What the task asks:
Provide an exact copy of the data, excluding the images.

━━━━━ Dataset extract

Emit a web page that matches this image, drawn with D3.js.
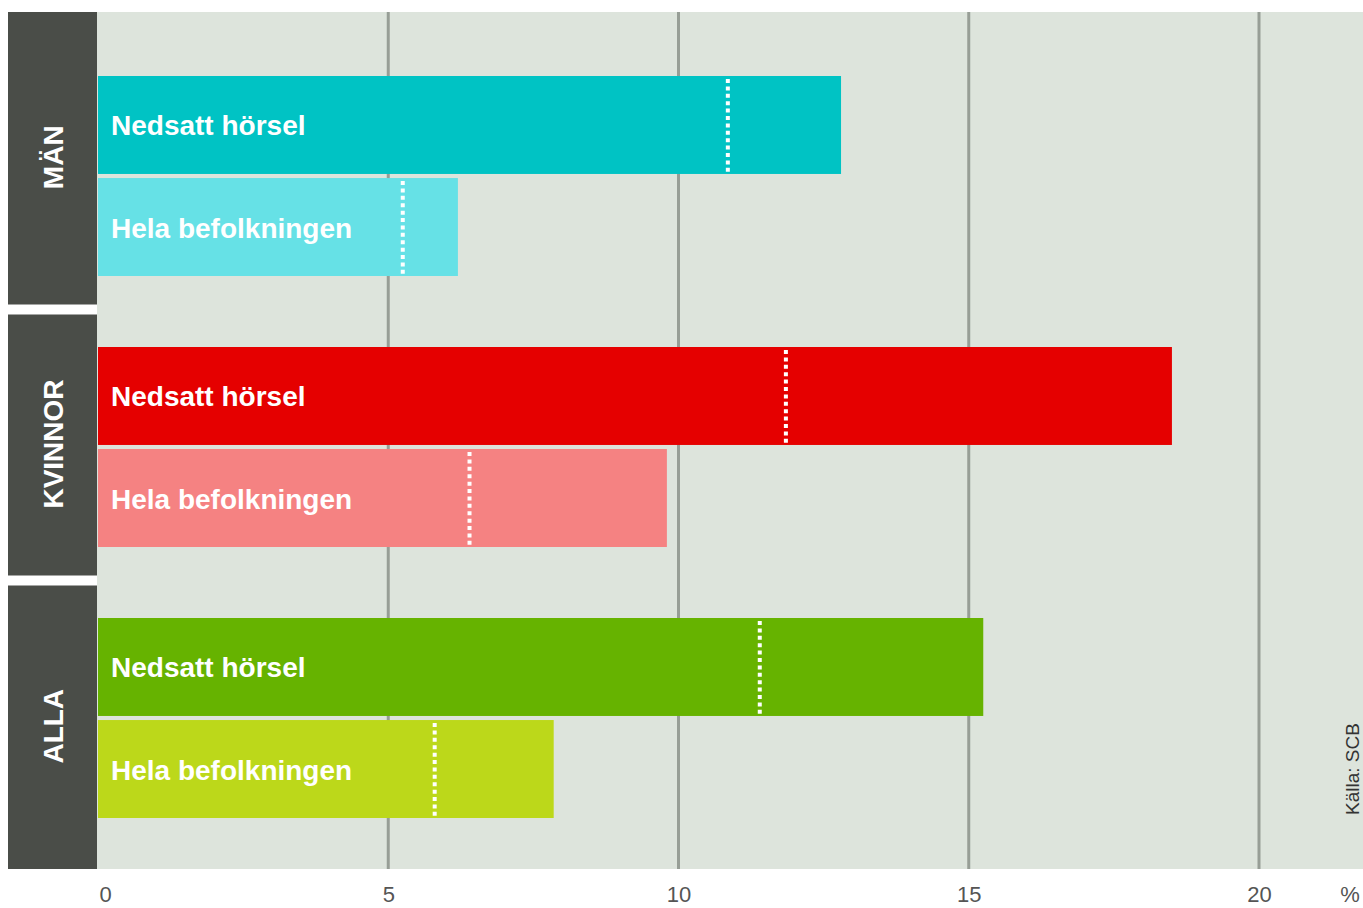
<!DOCTYPE html>
<html>
<head>
<meta charset="utf-8">
<script src="https://cdn.jsdelivr.net/npm/d3@7"></script>
<style>
  html, body { margin: 0; padding: 0; background: #ffffff; }
  svg { display: block; }
</style>
</head>
<body>
<svg id="chart" width="1363" height="908"></svg>
<script>
// Share of population (%), by group: people with impaired hearing vs. the whole population
const groups = ["MÄN", "KVINNOR", "ALLA"];
const seriesNames = ["Nedsatt hörsel", "Hela befolkningen"];
const barValues = [
  [12.8, 6.2],   // MÄN
  [18.5, 9.8],   // KVINNOR
  [15.25, 7.85]  // ALLA
];
const markerValues = [
  [10.85, 5.25],
  [11.85, 6.4],
  [11.4, 5.8]
];
const barColors = [
  ["#00c3c4", "#66e1e6"],
  ["#e50000", "#f58282"],
  ["#66b300", "#bcd81a"]
];
const tickValues = [0, 5, 10, 15, 20];
const unitLabel = "%";
const sourceLabel = "Källa: SCB";

const svg = d3.select("#chart");
const W = 1363;
const plotTop = 12, plotBottom = 869;
const panelLeft = 8, panelRight = 97;

const x = d3.scaleLinear().domain([0, 20]).range([98, 1259]);

const y = d3.scaleBand().domain(groups).range([40.5, 853.5]).paddingInner(0).paddingOuter(0);
const inner = d3.scaleBand().domain(seriesNames).range([-100, 100]).paddingInner(0.04);

// Plot background
svg.append("rect")
  .attr("x", panelRight).attr("y", plotTop)
  .attr("width", W - panelRight).attr("height", plotBottom - plotTop)
  .attr("fill", "#dde4dc");

// Vertical grid lines
svg.append("g").selectAll("line")
  .data(tickValues.filter(d => d > 0))
  .join("line")
  .attr("x1", d => x(d)).attr("x2", d => x(d))
  .attr("y1", plotTop).attr("y2", plotBottom)
  .attr("stroke", "#979e96").attr("stroke-width", 3);

// Dark group panels on the left
const centers = groups.map(g => y(g) + y.bandwidth() / 2);
const gap = 10;
const panels = groups.map((g, i) => {
  const top = i === 0 ? plotTop : (centers[i - 1] + centers[i]) / 2 + gap / 2 - 2;
  const bottom = i === groups.length - 1 ? plotBottom : (centers[i] + centers[i + 1]) / 2 - gap / 2 - 2;
  return { g, top, bottom };
});

svg.append("g").selectAll("rect")
  .data(panels)
  .join("rect")
  .attr("x", panelLeft).attr("y", d => d.top)
  .attr("width", panelRight - panelLeft).attr("height", d => d.bottom - d.top)
  .attr("fill", "#4a4d48");

svg.append("g").selectAll("text")
  .data(panels)
  .join("text")
  .attr("transform", d => `translate(${(panelLeft + panelRight) / 2 + 1},${(d.top + d.bottom) / 2 - 1}) rotate(-90)`)
  .attr("text-anchor", "middle")
  .attr("dominant-baseline", "central")
  .attr("fill", "#ffffff")
  .attr("font-family", "Liberation Sans, Arial, sans-serif")
  .attr("font-weight", "bold")
  .attr("font-size", 28)
  .text(d => d.g);

// Bars
const barData = [];
groups.forEach((g, gi) => {
  seriesNames.forEach((s, si) => {
    barData.push({ g, s, v: barValues[gi][si], m: markerValues[gi][si], c: barColors[gi][si] });
  });
});

const barG = svg.append("g");
const bars = barG.selectAll("g").data(barData).join("g")
  .attr("transform", d => `translate(0,${y(d.g) + y.bandwidth() / 2 + inner(d.s)})`);

bars.append("rect")
  .attr("x", x(0))
  .attr("y", 0)
  .attr("width", d => x(d.v) - x(0))
  .attr("height", inner.bandwidth())
  .attr("fill", d => d.c);

// Dotted reference markers
bars.append("line")
  .attr("x1", d => x(d.m)).attr("x2", d => x(d.m))
  .attr("y1", 3).attr("y2", inner.bandwidth() - 1)
  .attr("stroke", "#ffffff")
  .attr("stroke-width", 4)
  .attr("stroke-dasharray", "4,3.4");

bars.append("text")
  .attr("x", 111)
  .attr("y", inner.bandwidth() / 2 + 1)
  .attr("dominant-baseline", "central")
  .attr("fill", "#ffffff")
  .attr("font-family", "Liberation Sans, Arial, sans-serif")
  .attr("font-weight", "bold")
  .attr("font-size", 28)
  .text(d => d.s);

// X axis labels
const axis = d3.axisBottom(x).tickValues(tickValues).tickSize(0).tickPadding(0);
const axisG = svg.append("g").attr("transform", `translate(0,${plotBottom})`).call(axis);
axisG.select(".domain").remove();
axisG.selectAll("text")
  .attr("y", 25)
  .attr("dy", "0.35em")
  .attr("dx", d => d === 0 ? 7 : 0)
  .attr("fill", "#555")
  .attr("font-family", "Liberation Sans, Arial, sans-serif")
  .attr("font-size", 22);

svg.append("text")
  .attr("x", 1350).attr("y", plotBottom + 25)
  .attr("dy", "0.35em")
  .attr("text-anchor", "middle")
  .attr("fill", "#555")
  .attr("font-family", "Liberation Sans, Arial, sans-serif")
  .attr("font-size", 22)
  .text(unitLabel);

// Source note
svg.append("text")
  .attr("transform", "translate(1352,815) rotate(-90)")
  .attr("text-anchor", "start")
  .attr("dominant-baseline", "central")
  .attr("fill", "#333")
  .attr("font-family", "Liberation Sans, Arial, sans-serif")
  .attr("font-size", 19)
  .text(sourceLabel);
</script>
</body>
</html>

━━━━━━━━━━

Complete answer:
Emit a web page that matches this image, drawn with D3.js.
<!DOCTYPE html>
<html>
<head>
<meta charset="utf-8">
<script src="https://cdn.jsdelivr.net/npm/d3@7"></script>
<style>
  html, body { margin: 0; padding: 0; background: #ffffff; }
  svg { display: block; }
</style>
</head>
<body>
<svg id="chart" width="1363" height="908"></svg>
<script>
// Share of population (%), by group: people with impaired hearing vs. the whole population
const groups = ["MÄN", "KVINNOR", "ALLA"];
const seriesNames = ["Nedsatt hörsel", "Hela befolkningen"];
const barValues = [
  [12.8, 6.2],   // MÄN
  [18.5, 9.8],   // KVINNOR
  [15.25, 7.85]  // ALLA
];
const markerValues = [
  [10.85, 5.25],
  [11.85, 6.4],
  [11.4, 5.8]
];
const barColors = [
  ["#00c3c4", "#66e1e6"],
  ["#e50000", "#f58282"],
  ["#66b300", "#bcd81a"]
];
const tickValues = [0, 5, 10, 15, 20];
const unitLabel = "%";
const sourceLabel = "Källa: SCB";

const svg = d3.select("#chart");
const W = 1363;
const plotTop = 12, plotBottom = 869;
const panelLeft = 8, panelRight = 97;

const x = d3.scaleLinear().domain([0, 20]).range([98, 1259]);

const y = d3.scaleBand().domain(groups).range([40.5, 853.5]).paddingInner(0).paddingOuter(0);
const inner = d3.scaleBand().domain(seriesNames).range([-100, 100]).paddingInner(0.04);

// Plot background
svg.append("rect")
  .attr("x", panelRight).attr("y", plotTop)
  .attr("width", W - panelRight).attr("height", plotBottom - plotTop)
  .attr("fill", "#dde4dc");

// Vertical grid lines
svg.append("g").selectAll("line")
  .data(tickValues.filter(d => d > 0))
  .join("line")
  .attr("x1", d => x(d)).attr("x2", d => x(d))
  .attr("y1", plotTop).attr("y2", plotBottom)
  .attr("stroke", "#979e96").attr("stroke-width", 3);

// Dark group panels on the left
const centers = groups.map(g => y(g) + y.bandwidth() / 2);
const gap = 10;
const panels = groups.map((g, i) => {
  const top = i === 0 ? plotTop : (centers[i - 1] + centers[i]) / 2 + gap / 2 - 2;
  const bottom = i === groups.length - 1 ? plotBottom : (centers[i] + centers[i + 1]) / 2 - gap / 2 - 2;
  return { g, top, bottom };
});

svg.append("g").selectAll("rect")
  .data(panels)
  .join("rect")
  .attr("x", panelLeft).attr("y", d => d.top)
  .attr("width", panelRight - panelLeft).attr("height", d => d.bottom - d.top)
  .attr("fill", "#4a4d48");

svg.append("g").selectAll("text")
  .data(panels)
  .join("text")
  .attr("transform", d => `translate(${(panelLeft + panelRight) / 2 + 1},${(d.top + d.bottom) / 2 - 1}) rotate(-90)`)
  .attr("text-anchor", "middle")
  .attr("dominant-baseline", "central")
  .attr("fill", "#ffffff")
  .attr("font-family", "Liberation Sans, Arial, sans-serif")
  .attr("font-weight", "bold")
  .attr("font-size", 28)
  .text(d => d.g);

// Bars
const barData = [];
groups.forEach((g, gi) => {
  seriesNames.forEach((s, si) => {
    barData.push({ g, s, v: barValues[gi][si], m: markerValues[gi][si], c: barColors[gi][si] });
  });
});

const barG = svg.append("g");
const bars = barG.selectAll("g").data(barData).join("g")
  .attr("transform", d => `translate(0,${y(d.g) + y.bandwidth() / 2 + inner(d.s)})`);

bars.append("rect")
  .attr("x", x(0))
  .attr("y", 0)
  .attr("width", d => x(d.v) - x(0))
  .attr("height", inner.bandwidth())
  .attr("fill", d => d.c);

// Dotted reference markers
bars.append("line")
  .attr("x1", d => x(d.m)).attr("x2", d => x(d.m))
  .attr("y1", 3).attr("y2", inner.bandwidth() - 1)
  .attr("stroke", "#ffffff")
  .attr("stroke-width", 4)
  .attr("stroke-dasharray", "4,3.4");

bars.append("text")
  .attr("x", 111)
  .attr("y", inner.bandwidth() / 2 + 1)
  .attr("dominant-baseline", "central")
  .attr("fill", "#ffffff")
  .attr("font-family", "Liberation Sans, Arial, sans-serif")
  .attr("font-weight", "bold")
  .attr("font-size", 28)
  .text(d => d.s);

// X axis labels
const axis = d3.axisBottom(x).tickValues(tickValues).tickSize(0).tickPadding(0);
const axisG = svg.append("g").attr("transform", `translate(0,${plotBottom})`).call(axis);
axisG.select(".domain").remove();
axisG.selectAll("text")
  .attr("y", 25)
  .attr("dy", "0.35em")
  .attr("dx", d => d === 0 ? 7 : 0)
  .attr("fill", "#555")
  .attr("font-family", "Liberation Sans, Arial, sans-serif")
  .attr("font-size", 22);

svg.append("text")
  .attr("x", 1350).attr("y", plotBottom + 25)
  .attr("dy", "0.35em")
  .attr("text-anchor", "middle")
  .attr("fill", "#555")
  .attr("font-family", "Liberation Sans, Arial, sans-serif")
  .attr("font-size", 22)
  .text(unitLabel);

// Source note
svg.append("text")
  .attr("transform", "translate(1352,815) rotate(-90)")
  .attr("text-anchor", "start")
  .attr("dominant-baseline", "central")
  .attr("fill", "#333")
  .attr("font-family", "Liberation Sans, Arial, sans-serif")
  .attr("font-size", 19)
  .text(sourceLabel);
</script>
</body>
</html>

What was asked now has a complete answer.